投手コーチ兼任となった今シーズンも、二軍のブルペンで精力的に思いを伝え続けた。
「存在感は存分にありますよ。やっぱりこれだけの成績を残しているピッチャーが自分のことだけじゃなくて若手のために時間を割いている。20勝、30勝くらいの価値はあるんじゃないですかね」(西口文也二軍監督)
そしてもちろん、選手としても練習中のランニングに内海のこだわりが出ていた。
「ランニングでフェンス沿いを走るときは、一番外側を走るんです。一番内側と一番外側を走るのでは距離も変わってきますし、それを毎日やると膨大な距離になる。その1本を無駄にしないというか」(内海)
◆内海哲也が愛された理由
そんな内海がとくに目をかけていたのが、内海と同じくフェンスぎりぎりを走る後輩。4年目の投手・渡邉勇太朗だ。
西武へ移籍した内海と同じタイミングでドラフト入団した渡邉は、誰よりも内海を慕い、その背中を追ってきた。
2021年8月、渡邉がつかんだプロ初勝利。そのヒーローインタビューで「この喜びを誰に伝えたいでしょうか?」と聞かれたときは、「ライオンズファンのみなさんと、両親と、家族と、親戚と、内海さんに伝えたいです」と答えるほどだった。
そんな師と仰ぐ内海の引退試合。後輩たちが見守るなか、そこには渡邉の姿も。
試合後の引退会見では、その渡邉から感謝の手紙のサプライズがあった。
「内海さんへ、19年間本当にお疲れさまでした。褒めてもらったこと、叱られたことなど数々の思い出が昨日のことのように思い浮かびます。内海さんに出会い、色々なことを教えていただいた4年間が自分の人生において一番の財産です。4年間本当にありがとうございました」(渡邉)

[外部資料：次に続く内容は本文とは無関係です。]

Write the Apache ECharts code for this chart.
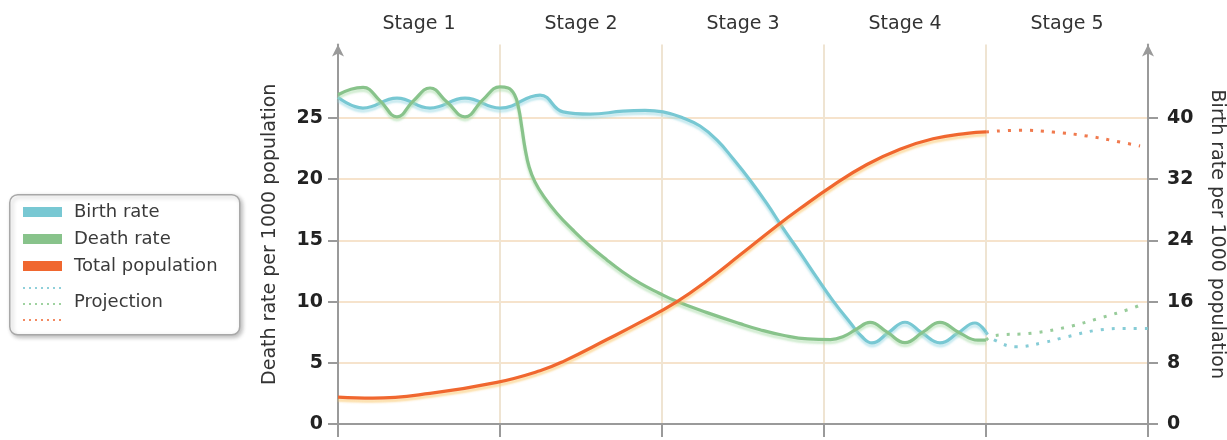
<!DOCTYPE html>
<html><head><meta charset="utf-8">
<script src="https://cdn.jsdelivr.net/npm/echarts@6/dist/echarts.min.js"></script>
<style>html,body{margin:0;padding:0;background:#fff}#c{width:1227px;height:440px}</style>
</head><body><div id="c"></div>
<script>
// ---- data (x in stage units: 0..5, stage k spans k-1..k) ----
const stages = ['Stage 1', 'Stage 2', 'Stage 3', 'Stage 4', 'Stage 5'];
const deathTicks = [0, 5, 10, 15, 20, 25];
const birthTicks = [0, 8, 16, 24, 32, 40];

// birth rate per 1000 (right axis)
const birthRate = [
  [0, 42.7], [0.154, 41.3], [0.364, 42.6], [0.568, 41.3], [0.784, 42.6], [1.0, 41.3],
  [1.247, 43.0], [1.389, 40.8], [1.556, 40.5], [1.759, 40.9], [1.895, 41.0], [2.006, 40.8],
  [2.13, 40.0], [2.235, 38.95], [2.34, 37.1], [2.438, 34.7], [2.543, 31.9], [2.648, 28.8],
  [2.747, 25.6], [2.852, 22.4], [2.957, 19.1], [3.056, 16.1], [3.16, 13.3], [3.235, 11.4],
  [3.296, 10.6], [3.395, 11.9], [3.5, 13.3], [3.605, 11.9],
  [3.716, 10.6], [3.827, 11.9], [3.932, 13.2], [4.0, 12.0]
];
// death rate per 1000 (left axis)
const deathRate = [
  [0, 26.9], [0.08, 27.35], [0.155, 27.5], [0.26, 26.4], [0.364, 25.1], [0.465, 26.4],
  [0.568, 27.45], [0.673, 26.3], [0.784, 25.1], [0.895, 26.5], [1.0, 27.55], [1.05, 27.45],
  [1.09, 26.9], [1.115, 25.8], [1.135, 24.2], [1.155, 22.5], [1.18, 21.0], [1.215, 19.8],
  [1.27, 18.6], [1.352, 17.2], [1.45, 15.85], [1.55, 14.6], [1.66, 13.4], [1.76, 12.4],
  [1.864, 11.5], [1.98, 10.7], [2.093, 10.0], [2.278, 9.1], [2.481, 8.2], [2.605, 7.7],
  [2.747, 7.25], [2.9, 6.95], [3.04, 6.9], [3.12, 7.15],
  [3.2, 7.75], [3.284, 8.3], [3.39, 7.5], [3.5, 6.65], [3.61, 7.5], [3.716, 8.3],
  [3.83, 7.5], [3.95, 6.85], [4.0, 6.85]
];
// total population (relative, left axis scale)
const totalPopulation = [
  [0, 2.2], [0.216, 2.12], [0.568, 2.5], [0.981, 3.4], [1.247, 4.35], [1.389, 5.1],
  [1.66, 6.9], [1.864, 8.3], [2.093, 10.0], [2.278, 11.7], [2.481, 13.8], [2.71, 16.2],
  [2.852, 17.6], [3.056, 19.5], [3.265, 21.2], [3.469, 22.45], [3.673, 23.3],
  [3.883, 23.75], [4.0, 23.86]
];
// projections (stage 5)
const birthProjection = [[4.0, 12.0], [4.05, 11.0], [4.19, 10.1], [4.346, 10.6], [4.5, 11.4], [4.704, 12.3], [4.889, 12.5], [5.0, 12.5]];
const deathProjection = [[4.0, 6.85], [4.043, 7.2], [4.29, 7.43], [4.5, 7.92], [4.704, 8.66], [4.907, 9.48], [4.98, 9.89]];
const populationProjection = [[4.0, 23.86], [4.21, 24.0], [4.414, 23.85], [4.623, 23.53], [4.827, 23.04], [4.951, 22.71]];

// ---- styling ----
const FONT = 'DejaVu Sans';
const C_BIRTH = '#78c8d3', C_DEATH = '#88c38b', C_POP = '#f0672f';
const leftMax = 31, rightMax = leftMax * 1.6;
const axisGrey = '#9a9a9a';

const chart = echarts.init(document.getElementById('c'), null, {renderer: 'canvas'});

function solid(name, data, color, shadow, yIdx) {
  return {
    name, type: 'line', data, yAxisIndex: yIdx, smooth: 0.45, showSymbol: false, silent: true,
    lineStyle: {color, width: 3.2, shadowColor: shadow, shadowBlur: 2, shadowOffsetY: 3},
    itemStyle: {color}, z: 3
  };
}
function dotted(name, data, color, yIdx) {
  return {
    name, type: 'line', data, yAxisIndex: yIdx, smooth: 0.45, showSymbol: false, silent: true,
    lineStyle: {color, width: 3, type: [3, 8], cap: 'butt'}, itemStyle: {color}, z: 3
  };
}

chart.setOption({
  animation: false,
  backgroundColor: '#fff',
  textStyle: {fontFamily: FONT},
  grid: {left: 338, right: 79, top: 44.56, bottom: 16, containLabel: false, outerBoundsMode: 'none'},
  xAxis: [
    {
      type: 'value', min: 0, max: 5, interval: 1, position: 'bottom',
      axisLine: {show: true, onZero: false, lineStyle: {color: axisGrey, width: 2}},
      axisTick: {show: true, length: 13, lineStyle: {color: axisGrey, width: 2}},
      axisLabel: {show: false},
      splitLine: {show: true, lineStyle: {color: '#efe4d2', width: 2}}
    },
    {
      type: 'category', position: 'top', data: stages, boundaryGap: true,
      axisLine: {show: false}, axisTick: {show: false}, splitLine: {show: false},
      axisLabel: {fontSize: 19, color: '#333', margin: 11, fontFamily: FONT}
    }
  ],
  yAxis: [
    {
      type: 'value', position: 'left', min: 0, max: leftMax, interval: 5,
      name: 'Death rate per 1000 population', nameLocation: 'middle', nameRotate: 90, nameGap: 58,
      nameTextStyle: {fontSize: 19, color: '#333', fontFamily: FONT},
      axisLine: {show: true, lineStyle: {color: axisGrey, width: 2}, symbol: ['none', 'arrow'], symbolSize: [9, 12]},
      axisTick: {show: true, length: 10, customValues: deathTicks, lineStyle: {color: axisGrey, width: 2}},
      axisLabel: {customValues: deathTicks, fontSize: 19, fontWeight: 'bold', color: '#222', margin: 15, fontFamily: FONT},
      splitLine: {show: false}
    },
    {
      type: 'value', position: 'right', min: 0, max: rightMax, interval: 8,
      name: 'Birth rate per 1000 population', nameLocation: 'middle', nameRotate: -90, nameGap: 59,
      nameTextStyle: {fontSize: 19, color: '#333', fontFamily: FONT},
      axisLine: {show: true, lineStyle: {color: axisGrey, width: 2}, symbol: ['none', 'arrow'], symbolSize: [9, 12]},
      axisTick: {show: true, length: 10, customValues: birthTicks, lineStyle: {color: axisGrey, width: 2}},
      axisLabel: {customValues: birthTicks, fontSize: 19, fontWeight: 'bold', color: '#222', margin: 19, fontFamily: FONT},
      splitLine: {show: false}
    },
    {
      type: 'value', position: 'left', min: 0, max: leftMax, interval: 5,
      axisLine: {show: false}, axisTick: {show: false}, axisLabel: {show: false},
      splitLine: {
        show: true, showMinLine: false, showMaxLine: false,
        lineStyle: {color: ['#f6e3cc', '#f6e3cc', '#f6e3cc', '#f6e3cc', '#f6e3cc', 'rgba(0,0,0,0)'], width: 2}
      }
    }
  ],
  legend: {
    data: ['Birth rate', 'Death rate', 'Total population'],
    orient: 'vertical', left: 23, top: 203, padding: 0,
    itemWidth: 39, itemHeight: 10, itemGap: 9, icon: 'rect', selectedMode: false,
    textStyle: {fontSize: 18, color: '#3a3a3a', fontFamily: FONT, padding: [0, 0, 0, 7]}
  },
  graphic: [
    {type: 'rect', left: 9, top: 194, z: -1,
     shape: {width: 230, height: 140, r: 8},
     style: {fill: '#fff', stroke: '#a8a8a8', lineWidth: 1.5, shadowColor: 'rgba(0,0,0,0.25)', shadowBlur: 4, shadowOffsetX: 2, shadowOffsetY: 2}},
    {type: 'line', shape: {x1: 23, y1: 288, x2: 62, y2: 288}, style: {stroke: '#8fd0da', lineWidth: 2, lineDash: [2, 4]}},
    {type: 'line', shape: {x1: 23, y1: 304, x2: 62, y2: 304}, style: {stroke: '#9fd2a0', lineWidth: 2, lineDash: [2, 4]}},
    {type: 'line', shape: {x1: 23, y1: 320, x2: 62, y2: 320}, style: {stroke: '#f38a62', lineWidth: 2, lineDash: [2, 4]}},
    {type: 'text', left: 74, top: 293, style: {text: 'Projection', fontSize: 18, fill: '#3a3a3a', fontFamily: FONT}}
  ],
  series: [
    solid('Birth rate', birthRate, C_BIRTH, 'rgba(150,215,225,0.55)', 1),
    solid('Death rate', deathRate, C_DEATH, 'rgba(170,220,170,0.55)', 0),
    solid('Total population', totalPopulation, C_POP, 'rgba(250,200,110,0.6)', 0),
    dotted('Birth projection', birthProjection, '#86ccd6', 1),
    dotted('Death projection', deathProjection, '#98cc9a', 0),
    dotted('Population projection', populationProjection, '#f07a4e', 0)
  ]
});
</script>
</body></html>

それはまさに、内海が球界に残してきたものが凝縮されたようなひと時だった。
「一軍で結果を残してナンボの世界で、この4年間でほとんど活躍できずに不甲斐ない思いしかないですけど、最後に後輩の選手があれだけ来てくれたっていうのは本当に感謝というか、うれしさというか…。そこでちょっとは報われた気持ちになりました」(内海)
内海哲也、40歳。プロ19年間で見せてきた“背中”。そして、後輩たちへ伝え続けてきた思い。だから内海哲也は、愛された。